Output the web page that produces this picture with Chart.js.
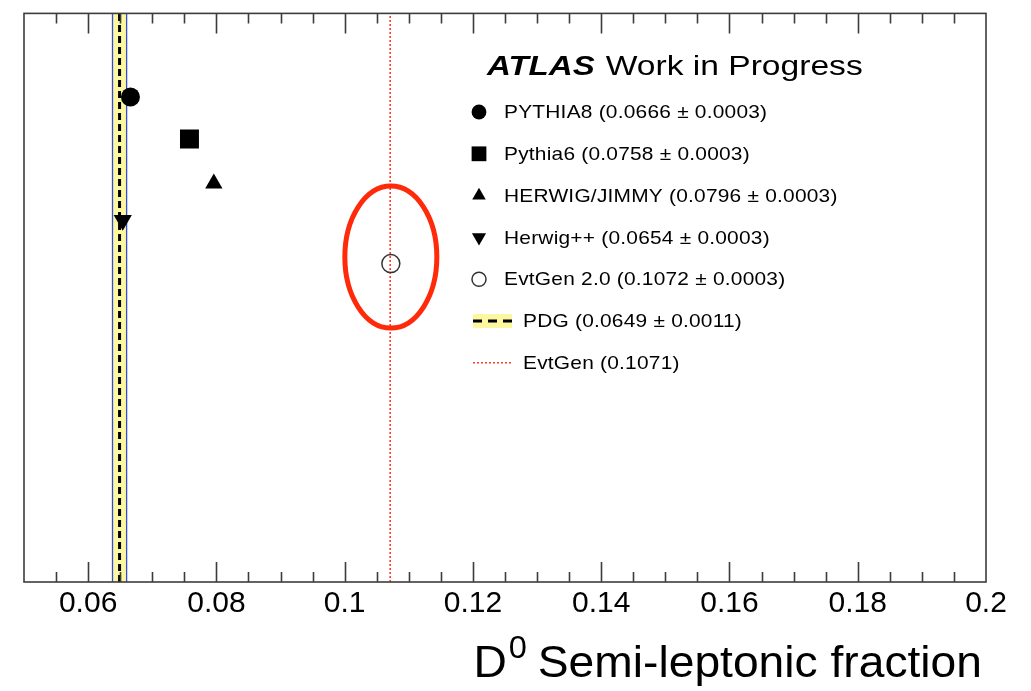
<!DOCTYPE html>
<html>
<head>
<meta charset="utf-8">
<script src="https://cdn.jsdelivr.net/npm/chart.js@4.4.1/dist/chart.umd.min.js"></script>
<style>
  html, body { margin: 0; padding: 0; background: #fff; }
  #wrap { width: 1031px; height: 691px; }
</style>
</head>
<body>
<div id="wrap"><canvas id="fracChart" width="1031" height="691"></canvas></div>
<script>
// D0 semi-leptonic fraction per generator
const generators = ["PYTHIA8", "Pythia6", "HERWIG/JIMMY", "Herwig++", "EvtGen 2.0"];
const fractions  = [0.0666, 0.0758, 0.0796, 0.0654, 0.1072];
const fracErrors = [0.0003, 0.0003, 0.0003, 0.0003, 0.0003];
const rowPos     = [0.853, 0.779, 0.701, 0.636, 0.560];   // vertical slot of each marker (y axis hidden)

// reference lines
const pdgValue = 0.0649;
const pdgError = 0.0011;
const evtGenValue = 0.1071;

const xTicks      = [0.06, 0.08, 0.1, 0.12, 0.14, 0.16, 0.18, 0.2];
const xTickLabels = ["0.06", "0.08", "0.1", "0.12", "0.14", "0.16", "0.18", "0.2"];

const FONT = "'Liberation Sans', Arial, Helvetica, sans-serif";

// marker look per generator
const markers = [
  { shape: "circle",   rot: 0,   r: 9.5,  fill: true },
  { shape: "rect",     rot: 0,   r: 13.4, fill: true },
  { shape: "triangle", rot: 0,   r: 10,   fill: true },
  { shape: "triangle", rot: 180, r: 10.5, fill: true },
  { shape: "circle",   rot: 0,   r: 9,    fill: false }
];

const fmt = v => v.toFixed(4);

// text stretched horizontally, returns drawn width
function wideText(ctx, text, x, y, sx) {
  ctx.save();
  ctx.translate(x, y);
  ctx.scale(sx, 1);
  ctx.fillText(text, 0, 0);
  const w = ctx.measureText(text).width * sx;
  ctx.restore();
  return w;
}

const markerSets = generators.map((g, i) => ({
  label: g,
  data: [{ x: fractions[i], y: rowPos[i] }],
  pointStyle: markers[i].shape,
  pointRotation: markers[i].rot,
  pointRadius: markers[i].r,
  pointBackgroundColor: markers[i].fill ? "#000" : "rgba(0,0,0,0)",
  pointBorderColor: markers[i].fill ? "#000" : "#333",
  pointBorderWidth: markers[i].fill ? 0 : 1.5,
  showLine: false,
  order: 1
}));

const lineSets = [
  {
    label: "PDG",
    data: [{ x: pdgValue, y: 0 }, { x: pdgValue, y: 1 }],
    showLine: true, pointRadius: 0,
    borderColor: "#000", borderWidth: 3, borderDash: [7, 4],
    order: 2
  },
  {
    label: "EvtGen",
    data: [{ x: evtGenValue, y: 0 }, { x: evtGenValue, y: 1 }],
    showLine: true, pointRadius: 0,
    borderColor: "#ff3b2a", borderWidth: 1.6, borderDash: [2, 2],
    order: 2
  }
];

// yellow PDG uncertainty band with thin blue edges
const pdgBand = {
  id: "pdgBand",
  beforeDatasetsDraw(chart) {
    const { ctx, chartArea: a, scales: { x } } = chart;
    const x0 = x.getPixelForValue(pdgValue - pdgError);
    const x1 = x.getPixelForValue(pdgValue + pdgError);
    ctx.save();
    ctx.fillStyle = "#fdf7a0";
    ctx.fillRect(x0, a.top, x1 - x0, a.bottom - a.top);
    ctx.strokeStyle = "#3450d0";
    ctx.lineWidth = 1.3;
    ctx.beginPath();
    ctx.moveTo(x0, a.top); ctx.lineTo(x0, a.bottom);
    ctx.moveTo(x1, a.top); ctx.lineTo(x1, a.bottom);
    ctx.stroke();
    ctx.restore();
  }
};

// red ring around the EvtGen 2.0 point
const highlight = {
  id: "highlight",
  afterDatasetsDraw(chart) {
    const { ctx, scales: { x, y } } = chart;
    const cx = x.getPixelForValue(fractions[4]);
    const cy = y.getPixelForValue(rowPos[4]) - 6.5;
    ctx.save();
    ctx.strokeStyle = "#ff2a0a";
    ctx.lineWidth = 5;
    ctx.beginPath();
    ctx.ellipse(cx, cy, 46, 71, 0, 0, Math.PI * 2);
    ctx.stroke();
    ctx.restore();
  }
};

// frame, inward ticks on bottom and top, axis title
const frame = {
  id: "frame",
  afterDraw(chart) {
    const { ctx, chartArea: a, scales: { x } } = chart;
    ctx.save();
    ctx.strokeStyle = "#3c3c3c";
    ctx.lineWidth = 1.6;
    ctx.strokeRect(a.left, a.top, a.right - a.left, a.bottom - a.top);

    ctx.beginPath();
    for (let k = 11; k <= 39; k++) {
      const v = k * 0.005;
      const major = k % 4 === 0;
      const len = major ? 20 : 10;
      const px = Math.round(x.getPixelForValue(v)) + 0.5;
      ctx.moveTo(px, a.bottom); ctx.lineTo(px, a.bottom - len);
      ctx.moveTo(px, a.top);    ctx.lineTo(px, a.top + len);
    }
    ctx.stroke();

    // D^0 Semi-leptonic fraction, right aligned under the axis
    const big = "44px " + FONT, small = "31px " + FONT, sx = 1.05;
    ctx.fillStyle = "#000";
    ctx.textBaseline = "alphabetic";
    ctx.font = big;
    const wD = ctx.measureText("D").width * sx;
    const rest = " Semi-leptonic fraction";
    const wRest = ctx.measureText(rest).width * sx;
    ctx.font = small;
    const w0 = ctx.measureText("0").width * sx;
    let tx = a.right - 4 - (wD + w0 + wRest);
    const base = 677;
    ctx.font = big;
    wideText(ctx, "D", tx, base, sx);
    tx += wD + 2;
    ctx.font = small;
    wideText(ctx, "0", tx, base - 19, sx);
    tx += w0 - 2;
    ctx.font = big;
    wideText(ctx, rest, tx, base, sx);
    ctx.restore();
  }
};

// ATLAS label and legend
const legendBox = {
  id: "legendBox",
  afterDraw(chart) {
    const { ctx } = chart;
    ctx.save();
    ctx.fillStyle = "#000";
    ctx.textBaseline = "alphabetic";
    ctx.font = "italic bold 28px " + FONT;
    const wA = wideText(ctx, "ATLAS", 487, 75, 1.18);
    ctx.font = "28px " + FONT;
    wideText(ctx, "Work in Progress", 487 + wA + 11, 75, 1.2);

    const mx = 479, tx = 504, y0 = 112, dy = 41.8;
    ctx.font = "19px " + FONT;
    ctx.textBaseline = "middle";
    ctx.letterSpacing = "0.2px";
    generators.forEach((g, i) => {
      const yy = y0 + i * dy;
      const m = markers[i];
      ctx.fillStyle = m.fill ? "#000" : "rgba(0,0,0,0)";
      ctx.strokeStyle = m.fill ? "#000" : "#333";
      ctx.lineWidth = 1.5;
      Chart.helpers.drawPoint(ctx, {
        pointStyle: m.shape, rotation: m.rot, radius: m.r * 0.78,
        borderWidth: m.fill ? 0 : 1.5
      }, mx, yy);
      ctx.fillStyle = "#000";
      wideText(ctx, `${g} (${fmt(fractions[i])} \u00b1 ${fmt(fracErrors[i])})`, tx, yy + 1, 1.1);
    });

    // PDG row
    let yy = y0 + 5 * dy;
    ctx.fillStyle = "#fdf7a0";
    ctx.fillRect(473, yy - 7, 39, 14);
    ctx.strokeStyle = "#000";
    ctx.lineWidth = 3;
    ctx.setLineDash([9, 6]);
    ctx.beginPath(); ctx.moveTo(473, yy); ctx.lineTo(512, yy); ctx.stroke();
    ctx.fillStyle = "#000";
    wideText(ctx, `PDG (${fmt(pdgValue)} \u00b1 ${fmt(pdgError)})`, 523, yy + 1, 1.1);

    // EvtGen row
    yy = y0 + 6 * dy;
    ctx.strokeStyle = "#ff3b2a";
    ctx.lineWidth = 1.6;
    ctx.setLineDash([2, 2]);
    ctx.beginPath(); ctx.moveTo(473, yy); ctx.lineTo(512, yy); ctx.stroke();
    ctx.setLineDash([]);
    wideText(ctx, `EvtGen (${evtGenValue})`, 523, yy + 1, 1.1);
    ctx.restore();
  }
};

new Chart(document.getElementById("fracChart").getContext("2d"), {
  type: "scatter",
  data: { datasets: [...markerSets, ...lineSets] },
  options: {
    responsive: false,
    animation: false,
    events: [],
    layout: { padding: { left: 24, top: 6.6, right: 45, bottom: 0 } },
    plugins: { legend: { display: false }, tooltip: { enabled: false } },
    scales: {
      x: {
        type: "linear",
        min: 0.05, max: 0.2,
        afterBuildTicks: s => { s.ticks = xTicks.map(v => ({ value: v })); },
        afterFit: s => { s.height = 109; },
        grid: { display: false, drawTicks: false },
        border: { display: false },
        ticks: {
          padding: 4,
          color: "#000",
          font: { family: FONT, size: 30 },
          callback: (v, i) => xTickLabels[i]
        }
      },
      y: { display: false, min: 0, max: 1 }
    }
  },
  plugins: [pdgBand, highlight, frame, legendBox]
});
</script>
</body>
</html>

**Exercise instructions**
Take the material above from its first line through the line holding "const evtGenValue = 0.1071;" and set it down exactly, without the pictures.

**Answer**
Output the web page that produces this picture with Chart.js.
<!DOCTYPE html>
<html>
<head>
<meta charset="utf-8">
<script src="https://cdn.jsdelivr.net/npm/chart.js@4.4.1/dist/chart.umd.min.js"></script>
<style>
  html, body { margin: 0; padding: 0; background: #fff; }
  #wrap { width: 1031px; height: 691px; }
</style>
</head>
<body>
<div id="wrap"><canvas id="fracChart" width="1031" height="691"></canvas></div>
<script>
// D0 semi-leptonic fraction per generator
const generators = ["PYTHIA8", "Pythia6", "HERWIG/JIMMY", "Herwig++", "EvtGen 2.0"];
const fractions  = [0.0666, 0.0758, 0.0796, 0.0654, 0.1072];
const fracErrors = [0.0003, 0.0003, 0.0003, 0.0003, 0.0003];
const rowPos     = [0.853, 0.779, 0.701, 0.636, 0.560];   // vertical slot of each marker (y axis hidden)

// reference lines
const pdgValue = 0.0649;
const pdgError = 0.0011;
const evtGenValue = 0.1071;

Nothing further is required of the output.